# Tilapia for Dogs?



## LDB158

I know there are some fish that dogs cannot tolerate. I was wondering if tilapia was one of them. If so, how would you cook it for them? The reason that I am asking is because one of my dogs is sick today, so I was thinking about doing something homemade tomorrow to calm her stomach. I tried giving her cooked chicken today (only 2 small cut up pieces) before she got sick and actually started throwing up. A hour and half later is when she started puking, so I don't know if she doesn't tolerate chicken, or she may have just caught the stomach flu from Speedy who was sick yesterday. Speedy is doing well on the chicken and rice homemade diet, but I'm just worried that the chicken is what made Satin get sick today. Any suggestions for something that I could homemake her before I put her back on her kibble?


----------



## Jax08

Tipali is the only fish Jax will eat.


----------



## elisabeth_00117

Same with Stark, I feed them whole (I do cut the fins and tail off though).


----------



## Jax08

Where do you get them whole?


----------



## Elaine

You can do the fish, but I would think cooked and well drained burger would be a heck of a lot easier. People will usually do either chicken and rice or burger and rice when they need a bland diet.


----------



## LDB158

Burger! Thank you. I was trying to figure out something other than chicken to do, in case that was making her sick. I'll try that for tomorrow.


----------



## DianaM

Just an FYI, farm raised tilapia is typically high in Omega-6 and low in Omega-3. It is still a relatively healthy food but it can contribute to inflammation. 
Farm-raised tilapia fish contains potentially dangerous fatty acid combination

On "Dirty Jobs" they did show a fish farm raising their tilapia off the feces and other wastes from other fish they farm. Even if they did feed corn, that's a very cheap feed and not nutritionally complete; these cichlids do require quite a lot of other nutrients than those found in corn. I suppose the same arguments can be made for organic vs factory farming, but as the saying goes, "You are what your food eats."


----------



## Anja1Blue

Agreed - I won't even eat tilapia myself (especially after that Dirty Jobs program!!) so I'm not going to feed it to my dogs either. There are better alternatives - I stick with salmon, (wild caught) sardines, and Jack mackerel. 

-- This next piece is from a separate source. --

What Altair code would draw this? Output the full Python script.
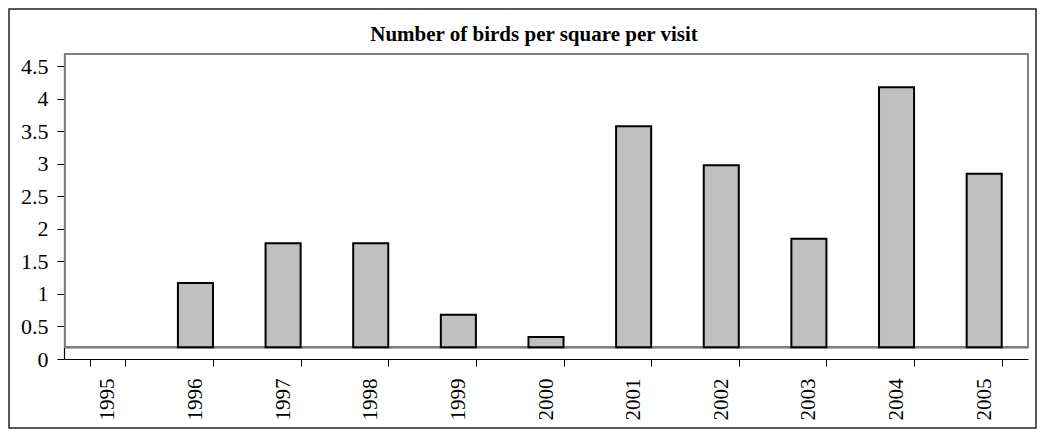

___________________________________________
Susan

Anja SchH3 GSD
Conor GSD
Blue BH WH T1 - waiting at the Bridge


----------



## LBJ108

*Talapia isn't a dirty fish...*

That's a silly notion that because they're bottom feeders (like catfish) they're not fit to eat. My mushrooms are grown in some nasty stuff, doesn't mean I shouldn't eat them, does it? Pigs are filthy eaters, yet we all (most of us) love some good ribs or pulled pork BBQ sandwiches, or BACON! 

How about even organically fed and farm raised chickens... ever seen what they eat? Basically, almost anything! 

As for the topic of Talapia for dogs, I have a little guy that doesn't like fish too much but when cooked with potatoes or rice and some mild herbs he'll eat it fine. Moderation (with every single thing) is the key. If your dog will eat it, go for it. I eat it myself and love it!


----------